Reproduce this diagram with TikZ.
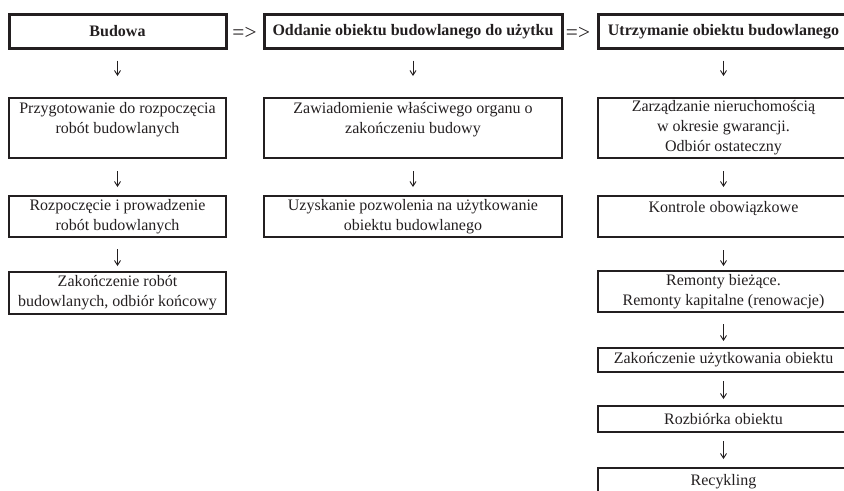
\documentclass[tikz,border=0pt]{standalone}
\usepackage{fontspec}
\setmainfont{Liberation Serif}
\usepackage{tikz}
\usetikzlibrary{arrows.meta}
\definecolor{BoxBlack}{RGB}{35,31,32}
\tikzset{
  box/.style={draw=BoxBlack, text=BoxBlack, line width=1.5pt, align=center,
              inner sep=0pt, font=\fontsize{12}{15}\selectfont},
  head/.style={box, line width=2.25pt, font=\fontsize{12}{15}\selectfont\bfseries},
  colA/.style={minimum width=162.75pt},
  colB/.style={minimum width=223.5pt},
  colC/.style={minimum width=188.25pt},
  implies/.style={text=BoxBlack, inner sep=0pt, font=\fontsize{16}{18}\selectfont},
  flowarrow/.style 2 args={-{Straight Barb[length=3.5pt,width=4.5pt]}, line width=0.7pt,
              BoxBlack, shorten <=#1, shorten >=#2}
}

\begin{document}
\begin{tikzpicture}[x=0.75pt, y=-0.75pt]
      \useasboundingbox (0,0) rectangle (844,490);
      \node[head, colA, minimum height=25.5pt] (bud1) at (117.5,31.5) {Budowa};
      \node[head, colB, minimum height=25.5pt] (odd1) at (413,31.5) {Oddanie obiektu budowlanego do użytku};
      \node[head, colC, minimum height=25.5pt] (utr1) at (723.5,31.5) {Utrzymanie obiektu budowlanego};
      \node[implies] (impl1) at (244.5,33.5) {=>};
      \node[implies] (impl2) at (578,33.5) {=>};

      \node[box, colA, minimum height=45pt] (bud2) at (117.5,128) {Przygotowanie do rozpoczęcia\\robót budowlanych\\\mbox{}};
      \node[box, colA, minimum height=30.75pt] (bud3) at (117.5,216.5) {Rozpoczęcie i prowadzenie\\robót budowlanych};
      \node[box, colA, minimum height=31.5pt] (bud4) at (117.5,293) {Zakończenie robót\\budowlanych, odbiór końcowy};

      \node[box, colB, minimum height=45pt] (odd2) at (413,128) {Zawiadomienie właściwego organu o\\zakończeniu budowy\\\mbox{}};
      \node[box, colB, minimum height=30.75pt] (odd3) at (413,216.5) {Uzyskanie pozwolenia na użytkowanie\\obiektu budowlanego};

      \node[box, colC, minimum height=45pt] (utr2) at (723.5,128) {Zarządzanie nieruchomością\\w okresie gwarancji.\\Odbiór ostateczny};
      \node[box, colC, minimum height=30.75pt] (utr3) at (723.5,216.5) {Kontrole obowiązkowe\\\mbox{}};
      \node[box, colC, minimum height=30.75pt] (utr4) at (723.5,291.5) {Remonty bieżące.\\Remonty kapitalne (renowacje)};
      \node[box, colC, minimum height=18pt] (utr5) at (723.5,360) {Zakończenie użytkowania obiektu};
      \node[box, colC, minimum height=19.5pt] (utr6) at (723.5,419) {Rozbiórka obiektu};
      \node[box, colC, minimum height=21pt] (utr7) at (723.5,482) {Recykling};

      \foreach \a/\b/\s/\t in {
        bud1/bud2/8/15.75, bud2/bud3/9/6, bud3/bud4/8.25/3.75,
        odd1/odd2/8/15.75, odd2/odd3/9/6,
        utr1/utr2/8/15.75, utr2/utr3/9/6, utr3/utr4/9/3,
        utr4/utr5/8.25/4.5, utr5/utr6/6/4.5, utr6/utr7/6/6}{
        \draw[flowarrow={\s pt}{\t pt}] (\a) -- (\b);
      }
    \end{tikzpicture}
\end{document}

= = = =

Stated exercise
From the first line of the material down to the line containing "colA, minimum height=31.5pt]", inclusive, return each line exactly, skipping any picture.

Complete output
Reproduce this diagram with TikZ.
\documentclass[tikz,border=0pt]{standalone}
\usepackage{fontspec}
\setmainfont{Liberation Serif}
\usepackage{tikz}
\usetikzlibrary{arrows.meta}
\definecolor{BoxBlack}{RGB}{35,31,32}
\tikzset{
  box/.style={draw=BoxBlack, text=BoxBlack, line width=1.5pt, align=center,
              inner sep=0pt, font=\fontsize{12}{15}\selectfont},
  head/.style={box, line width=2.25pt, font=\fontsize{12}{15}\selectfont\bfseries},
  colA/.style={minimum width=162.75pt},
  colB/.style={minimum width=223.5pt},
  colC/.style={minimum width=188.25pt},
  implies/.style={text=BoxBlack, inner sep=0pt, font=\fontsize{16}{18}\selectfont},
  flowarrow/.style 2 args={-{Straight Barb[length=3.5pt,width=4.5pt]}, line width=0.7pt,
              BoxBlack, shorten <=#1, shorten >=#2}
}

\begin{document}
\begin{tikzpicture}[x=0.75pt, y=-0.75pt]
      \useasboundingbox (0,0) rectangle (844,490);
      \node[head, colA, minimum height=25.5pt] (bud1) at (117.5,31.5) {Budowa};
      \node[head, colB, minimum height=25.5pt] (odd1) at (413,31.5) {Oddanie obiektu budowlanego do użytku};
      \node[head, colC, minimum height=25.5pt] (utr1) at (723.5,31.5) {Utrzymanie obiektu budowlanego};
      \node[implies] (impl1) at (244.5,33.5) {=>};
      \node[implies] (impl2) at (578,33.5) {=>};

      \node[box, colA, minimum height=45pt] (bud2) at (117.5,128) {Przygotowanie do rozpoczęcia\\robót budowlanych\\\mbox{}};
      \node[box, colA, minimum height=30.75pt] (bud3) at (117.5,216.5) {Rozpoczęcie i prowadzenie\\robót budowlanych};
      \node[box, colA, minimum height=31.5pt] (bud4) at (117.5,293) {Zakończenie robót\\budowlanych, odbiór końcowy};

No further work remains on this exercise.